A couple of days ago the New York Times ran a small piece, “How Emojis Find Their Way to Phones.” It contains the sort of nonsense about Chinese characters and language that often sets me off.
Fortunately, Victor Mair quickly posted something on this. J. Marshall Unger (Ideogram: Chinese Characters and the Myth of Disembodied Meaning, The Fifth Generation Fallacy, and Literacy and Script Reform in Occupation Japan) and S. Robert Ramsey (The Languages of China) quickly followed. But since those are in the comments to a Language Log post and thus may not be seen as much as they should be, I thought I’d link to them here.
The Language Log post itself is on Emoji Dick, which is billed as a translation of Moby Dick into emoji. As long as I’m writing, I might as well offer up a sample for you.
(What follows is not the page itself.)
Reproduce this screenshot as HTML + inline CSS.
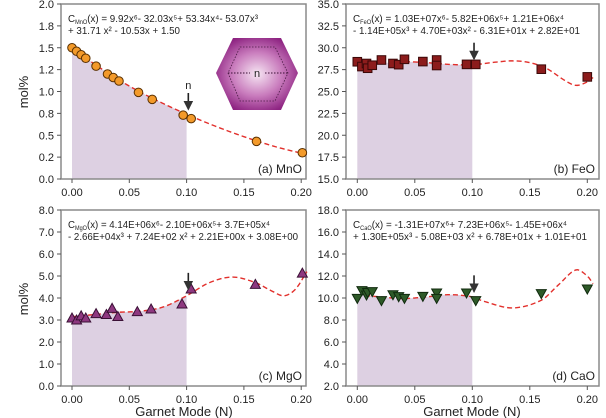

See if you can determine the original English.
Did you try “Call me Ishmael”? Sorry. That’s not it. But if you guessed that I would choose the passage from Moby Dick that mentions Taiwan, give yourself bonus points.
Here’s what the above emoji supposedly translate:
Hereby the casks are sought to be kept damply tight; while by the changed character of the withdrawn water, the mariners readily detect any serious leakage in the precious cargo.
Now, from the South and West the Pequod was drawing nigh to Formosa and the Bashee Isles, between which lies one of the tropical outlets from the China waters into the Pacific.
Ah, of course. It’s all so clear now.
The next time you hear someone use “pictorial language,” “ideographs,” or the like in all seriousness, perhaps ask them for their own English translation of the above string of images.
Actually, Emoji Dick screwed this up some, as part belongs to the main text and part to a footnote.